Tech giants Microsoft, Google and Amazon are committing more to open source projects than ever before, according to new research, which found that the number of open source contributions from Big Tech companies to leading code repository GitHub has multiplied four-fold in the past six years.
Open source cloud infrastructure company Aiven examined the number of GitHub contributions from the likes of Google, Amazon and Microsoft, finding Google alone had a 21% year-on-year rise in monthly commits, and overtaking Microsoft with the most contributors.
Using the Open Source Contributor Index and GitHub commits, they also found that Amazon, despite lagging behind Google and Microsoft, had also seen a surge in open source commits thanks to work on projects like OpenSearch.
Looking deeper at the type of projects the hyperscalers are working in, the team from Aiven found that while Google and Amazon work mostly in C++, Java and Python, Microsoft prefers its own languages of Powershell and C#.

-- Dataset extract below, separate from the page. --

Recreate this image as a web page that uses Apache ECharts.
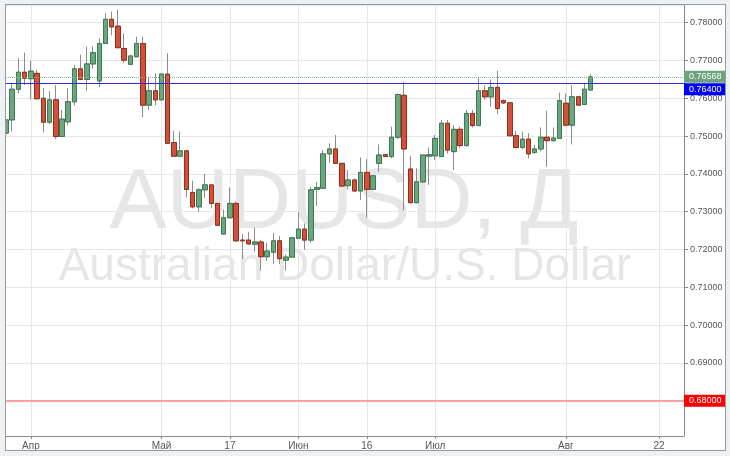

Overall, the three tech giants significantly increased their commitment to open source by both the number of active contributors and the number of commits from each organisation. The monthly open source project commit from Google, Microsoft and Amazon grew 300% in six years, going from 2,654 contributors in May 2016 to 10,549 in May 2022.
The role of Big Tech in the open source community
Heikki Nousiainen, field CTO and co-founder at Aiven, says the Big Tech trio are contributing more resources and developer time to open source, which is something the community needs to ensure important projects are maintained.
Their input also helps promote "clean, transparent, secure code", Nousiainen argues, which will go some way to ensuring security vulnerabilities such as Log4Shell, a javascript vulnerability that caused chaos for IT departments around the world last year, don’t happen again.
“Google surpassing Microsoft is particularly surprising," Nousiainen says. "A factor in this has been a decline in Microsoft’s year-on-year commits to open source projects. However, Microsoft commitment to developer freedom and innovation is consistent, with the company being a major player in open source, and even purchasing GitHub in 2018."
The increase in projects is testament to the market increasingly looking to capitalise on open source software, he adds. "There’s a huge amount of innovation continuing to happen in the open source community and the results benefit us all," Nousiainen says.
Bola Rotibi, an analyst specialising in software development at CCS Insight, says major tech companies across the spectrum are committing to open source. “I would put it on all of the big software companies including IBM which has been a long-term contributor to open source," she says.
Rotibi believes there are clear benefits to the large software companies contributing to and boosting the open source movement. “You can create integration between key technologies through open source, and that adds to the level of stability in the market for software platforms," she explains.
Why is Big Tech investing in open source?
The Big Tech companies have the staff and skillsets required to make open source systems viable and allow them to scale, says Rotibi. This includes ensuring people are continuously monitoring for bugs and security flaws once they're published.
Platforms like GitHub also act as a neutral ground for the large companies to cooperate on shared ideas, standardisation and to drive technology forward, she says.
“You can create integration between key technologies and that adds to the level of stability in the market for software platforms," Rotibi explains. "It offers a level of standardisation, stability and resilience but also opens up to a broader audience allowing multiple minds to look at things and address vulnerabilities.”
She says hybrid cloud and cloud management solutions, requiring multiple services to work together, are more viable with open source as they involve a “lot of people working together to fix things and keep them working” in a way that would be much more expensive otherwise.
“Open source is a neutral no-man's land," Rotibi says. "People have always engaged with each other but now it is more because people expect companies to engage more and connect. The ecosystem is a much more powerful thing now and it is easier to build out the ecosystem.”